Abstract

The paper analyses the process of borehole forming in soil through penetration by a conical tool under periodically repeated load impulses. Tests were carried out in the laboratory and in the field, on disturbed and undisturbed soil respectively, under quasi-static and dynamic loading. These tests yielded relationships between the frontal resistance force of the soil and the toll displacement, and also between the cone resistance on the one hand and the cross-sectional area of the tool and its velocity of penetration on the other. It was found that as the frontal resistance force increases in the loading stage, both recoverable and nonrecoverable deformations are produced; moreover, the tool displacement in the loading stage considerably exceeds its counterpart in the unloading stage, as the restoring force of the soil decreases.

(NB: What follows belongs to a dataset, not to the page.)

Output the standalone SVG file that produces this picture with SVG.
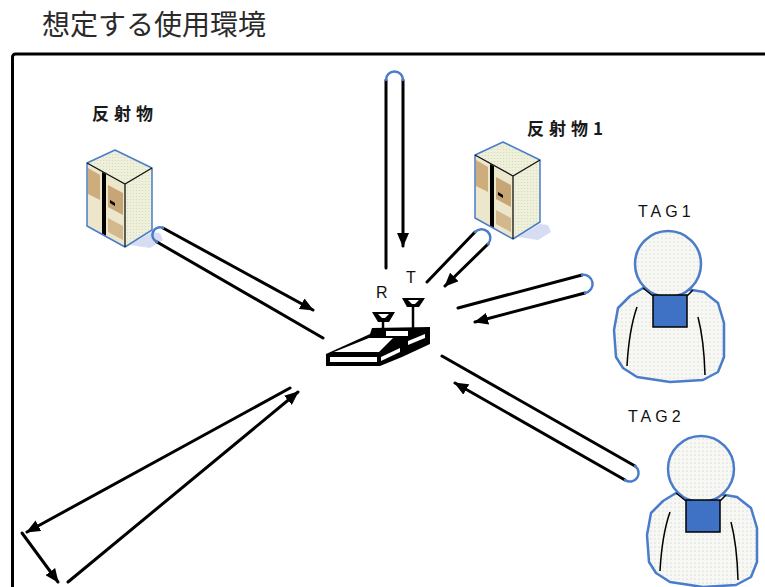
<svg xmlns="http://www.w3.org/2000/svg" width="765" height="587" viewBox="0 0 765 587">
  <style>
    .title { font-family: "Noto Sans CJK JP", "Noto Sans CJK SC", sans-serif; font-size: 28px; fill: #2a2a2a; }
    .jp { font-family: "Noto Sans CJK JP", "Noto Sans CJK SC", sans-serif; font-size: 17px; font-weight: bold; fill: #1a1a1a; letter-spacing: 5px; }
    .lat { font-family: "Liberation Sans", Arial, sans-serif; font-size: 16px; fill: #111; }
    .wire { fill: none; stroke: #000; stroke-width: 3; stroke-linecap: round; }
    .loop { fill: none; stroke: #4a7cc9; stroke-width: 2.5; stroke-linecap: round; }
    .edgeB { fill: none; stroke: #4a7cc9; stroke-width: 1.5; stroke-linejoin: round; }
    .edgeK { fill: none; stroke: #111; stroke-width: 1.3; }
    .who { fill: url(#dots); stroke: #4a7cc9; stroke-width: 2.5; stroke-linejoin: round; }
    .arm { fill: none; stroke: #000; stroke-width: 1.5; }
  </style>
  <defs>
    <marker id="ah" viewBox="0 0 14 12" refX="13" refY="6" markerWidth="14" markerHeight="12" markerUnits="userSpaceOnUse" orient="auto">
      <path d="M0,0 L14,6 L0,12 z" fill="#000"/>
    </marker>
    <pattern id="dots" width="4" height="4" patternUnits="userSpaceOnUse">
      <rect width="4" height="4" fill="#f7f7f4"/>
      <circle cx="2" cy="2" r="0.6" fill="#c4c4c4"/>
    </pattern>
    <pattern id="cream" width="3" height="3" patternUnits="userSpaceOnUse">
      <rect width="3" height="3" fill="#eef0da"/>
      <circle cx="1.5" cy="1.5" r="0.6" fill="#d4d8c0"/>
    </pattern>
    <!-- isometric equipment rack -->
    <g id="rack">
      <path d="M130,245 L152,232 L160,233 L163,240 L150,248 Z" fill="#d6dcf2"/>
      <path d="M87,163 L115,150 L152,168 L125,184 Z" fill="url(#cream)"/>
      <path d="M87,163 L125,184 L125,247 L87,226 Z" fill="#ece6cc"/>
      <path d="M88,168 L100,175 L100,200 L88,194 Z" fill="#c49a62" opacity="0.75"/>
      <path d="M108,185 L123,193 L123,215 L108,207 Z" fill="#b88a50" opacity="0.7"/>
      <path d="M108,218 L123,226 L123,240 L108,232 Z" fill="#c49a62" opacity="0.6"/>
      <path d="M125,184 L152,168 L152,230 L125,247 Z" fill="url(#cream)"/>
      <path d="M102,172 L106,174 L106,236 L102,234 Z" fill="#000"/>
      <path d="M110,200 L115,203 L115,206 L110,203 Z" fill="#000"/>
      <path d="M87,163 L115,150 L152,168 L152,230 L125,247 L87,226 Z" class="edgeB"/>
      <path d="M87,163 L125,184 L152,168 M125,184 L125,247" class="edgeK"/>
    </g>
    <!-- person wearing a tag -->
    <g id="person">
      <path class="who" d="M643,288 L630,296 L618,308 L614,330 L616,357 L623,368 L637,377 L670,382 L703,380 L718,372 L724,357 L724,323 L718,303 L704,292 L692,290 Z"/>
      <circle class="who" cx="668" cy="264" r="33"/>
      <path d="M643,288 L653,296 M687,296 L693,290" stroke="#000" stroke-width="1.5" fill="none"/>
      <rect x="653" y="295" width="34" height="32" fill="#3f72c4" stroke="#000" stroke-width="1.5"/>
      <path class="arm" d="M637,307 Q629,330 627,366"/>
      <path class="arm" d="M698,317 Q704,340 705,375"/>
    </g>
  </defs>

  <rect width="765" height="587" fill="#fff"/>

  <!-- heading and frame -->
  <text class="title" x="42" y="35">想定する使用環境</text>
  <rect x="12.5" y="54" width="800" height="600" rx="3" fill="none" stroke="#000" stroke-width="3"/>

  <!-- reflector, left -->
  <g id="reflector-a">
    <text class="jp" x="92" y="120">反射物</text>
    <use href="#rack"/>
  </g>

  <!-- reflector, right -->
  <g id="reflector-b">
    <text class="jp" x="527" y="135">反射物1</text>
    <use href="#rack" transform="translate(388,-8)"/>
  </g>

  <!-- reader with receive / transmit antennas -->
  <g id="reader">
    <path d="M326,354 L370,334 L372,328 L430,327 L430,344 L402,357 L380,366 L326,366 Z" fill="#000"/>
    <path d="M334,352 L369,338 L393,338 L379,352 Z" fill="#fff"/>
    <rect x="330" y="357" width="47" height="5" fill="#fff"/>
    <path d="M381,361 L400,352 L400,348 L381,357 Z" fill="#fff"/>
    <rect x="386" y="331" width="22" height="5" fill="#fff"/>
    <path d="M408,341 L425,334 L425,338 L408,345 Z" fill="#fff"/>
    <!-- R antenna -->
    <path d="M383,322 L383,333" stroke="#000" stroke-width="2.5"/>
    <path d="M372,312 L395,312 L389,322 L378,322 Z" fill="#000"/>
    <path d="M378,314 L389,314 L385,318 L382,318 Z" fill="#fff"/>
    <!-- T antenna -->
    <path d="M413,307 L413,330" stroke="#000" stroke-width="2.5"/>
    <path d="M402,298 L425,298 L419,307 L407,307 Z" fill="#000"/>
    <path d="M408,300 L419,300 L415,304 L412,304 Z" fill="#fff"/>
    <text class="lat" x="376" y="298">R</text>
    <text class="lat" x="406" y="283">T</text>
  </g>

  <!-- tag carrier 1 -->
  <g id="tag1">
    <text class="lat" x="638" y="217" style="letter-spacing:4px">TAG1</text>
    <use href="#person"/>
  </g>

  <!-- tag carrier 2 -->
  <g id="tag2">
    <text class="lat" x="628" y="422" style="letter-spacing:4px">TAG2</text>
    <use href="#person" transform="translate(33,205)"/>
  </g>

  <!-- signal paths -->
  <g id="connectors">
    <!-- from above -->
    <path class="wire" d="M386,80 L386,268"/>
    <path class="wire" d="M403,80 L403,246" marker-end="url(#ah)"/>
    <path class="loop" d="M386,80 A8.5,8.5 0 0 1 403,80"/>
    <!-- via left reflector -->
    <path class="wire" d="M163,228 L313,310" marker-end="url(#ah)"/>
    <path class="wire" d="M157,242 L323,338"/>
    <path class="loop" d="M157,242 A7.6,7.6 0 0 1 163,228"/>
    <!-- via right reflector -->
    <path class="wire" d="M475,232 L427,282"/>
    <path class="wire" d="M488,244 L445,286" marker-end="url(#ah)"/>
    <path class="loop" d="M475,232 A8.8,8.8 0 0 1 488,244"/>
    <!-- TAG1 -->
    <path class="wire" d="M582,275 L458,308"/>
    <path class="wire" d="M585,293 L475,322" marker-end="url(#ah)"/>
    <path class="loop" d="M582,275 A9.1,9.1 0 0 1 585,293"/>
    <!-- TAG2 -->
    <path class="wire" d="M635,466 L442,356"/>
    <path class="wire" d="M625,480 L455,383" marker-end="url(#ah)"/>
    <path class="loop" d="M635,466 A8.6,8.6 0 0 1 625,480"/>
    <!-- lower-left bounce -->
    <path class="wire" d="M290,388 L27,532" marker-end="url(#ah)"/>
    <path class="wire" d="M22,533 L58,582" marker-end="url(#ah)"/>
    <path class="wire" d="M68,582 L298,392" marker-end="url(#ah)"/>
  </g>
</svg>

Results indicate that the variation pattern of the frontal resistance force is practically unaffected by the cyclic character of the process, and that the soils studied fall under the category of cyclically ideal materials. Analysis and generalization of the results of the present study, and of others, yielded a set of mechanical characteristics representing the actual properties of the soil. These characteristics in turn yielded a piecewise-linear relationship between the frontal resistance force and the tool displacement—an approximation which can serve as a basis for minimization of the energy consumption of the cyclic borehole forming process, and eventually for mathematical description of the soil-tool interaction in general.